ChatGPT creator OpenAI is facing a class action suit for allegedly misappropriating massive amounts of personal data from the internet to develop its AI products.
Noting that a “mature market” for data exists, the 157-page lawsuit claims that despite established protocols, OpenAI resorted to “theft” to systematically scrape 300 billion words from the internet, which included personal information, without consent.
The data was then used to develop products using large language models and deep language algorithms to study and generate human-like language that can be used for a wide range of applications, including chatbots, language translation, and text generation.

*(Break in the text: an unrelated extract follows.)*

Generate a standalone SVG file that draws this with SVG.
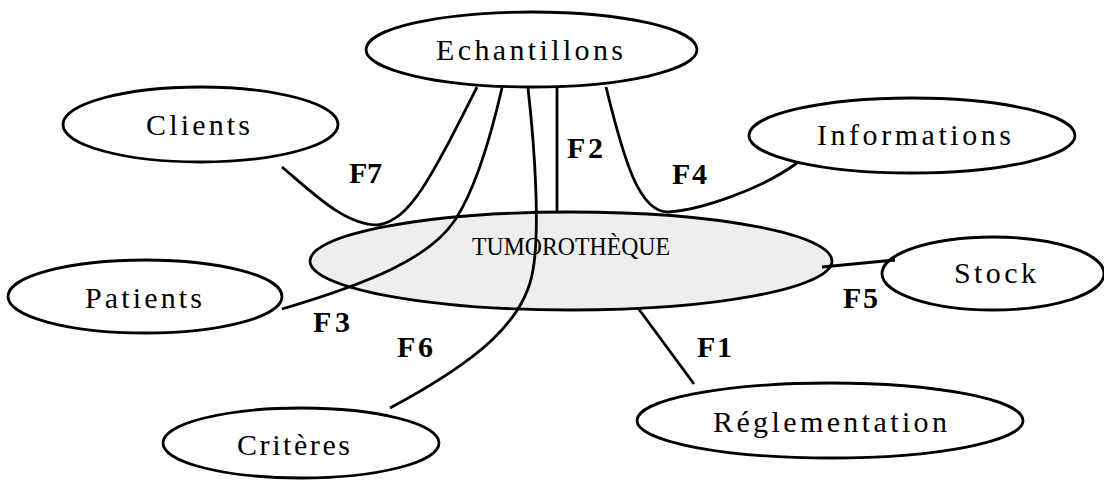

“It doubled down on a strategy to secretly harvest massive amounts of personal data from the internet, including private information and private conversations, medical data, information about children – essentially every piece of data exchanged on the internet it could take – without notice to the owners or users of such data, much less with anyone's permission,” claimed the plaintiffs, who were described only by their professions and initials.
“OpenAI did so in secret, and without registering as a data broker as it was required to do under applicable law,” they added.
The proposed class action lawsuit, which was filed before a California federal court, also lists OpenAI investor Microsoft as a defendant. It’s asking for a temporary freeze on further commercial use of OpenAI’s products as well as payments of “data dividends” to compensate those whose information was used to develop and train OpenAI’s products.
The lawsuit comes as concerns around AI technology grow. Recently, leaders of artificial intelligence companies, including OpenAI CEO Sam Altman, have been at the center of conversations to mitigate its risks and address concerns around possible privacy violations.